Which leads to the next aspect of the marathon race, it would be impossible to run a marathon without Nutrition. As a Christian our refueling is the Word of God, we need a regular daily intake of the word of God. Read the Bible itself, allowing the Holy Spirit to speak to us. Paul writing to the Ephesians says the Bible is the sword of the spirit, it is our only weapon to be used against Satan and his schemes. We need to know where our nutrition comes from and we need to feed on that daily.

Another wonderful part of running a marathon is the people you run with. There is a comradery that develops with others as you encourage one another through tough times and push one another to achieve what we would normally not be able to do. It is much the same in any Christian’s life, we need one another. It is essential and healthy to have time alone with God, but it is also essential to have time together, in community, as we run the race together.

And then finally, some of you may be thinking that this message does not apply to you. You may be elderly and not able to get around as freely as when you were young. You might not have as much energy as the younger folk. But this message is for you too. Everyone’s race is different, your pace may be different, but our destination is the same. Your race may be that of a bedridden intercessor, praying daily for our missionaries, for the lost, for our evangelism efforts. Older folk are not cheering from the sidelines, you are in the race with us all until Jesus calls us home or comes again.
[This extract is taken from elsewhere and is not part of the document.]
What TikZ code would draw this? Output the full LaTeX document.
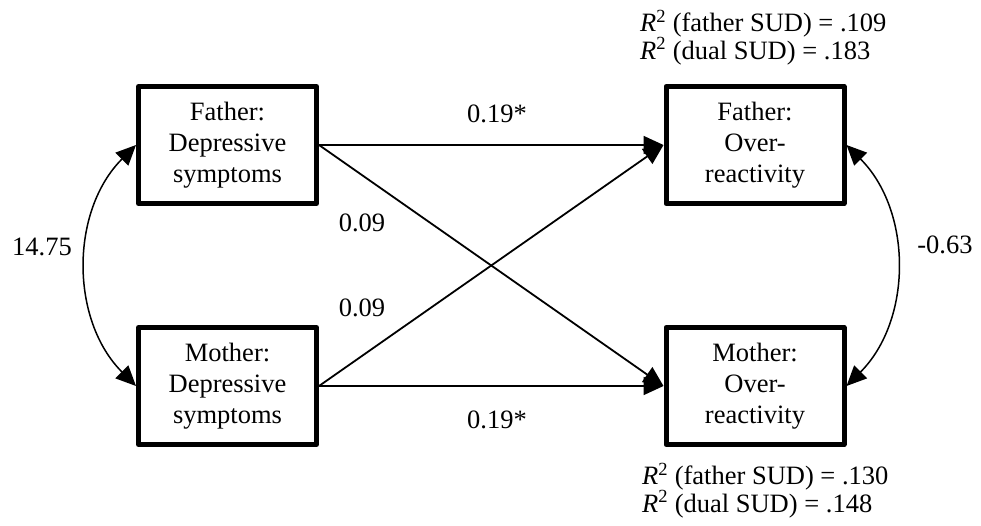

Where are you on that race today?

Maybe you began the race many years ago, but you stalled out and started meandering? Maybe someone or something cut in on you (Galatians 5:7), some challenge, some tragedy, some loss. But Jesus is calling you to get back up and continue to run the race, pressing on to the finish line.

The Christian life is filled with unexplainable joy and peace, and we get to experience the miracles of God on a daily basis. But, at times it is also hard, but we must never take our eyes off of the prize – the day when we get to see Jesus face to face.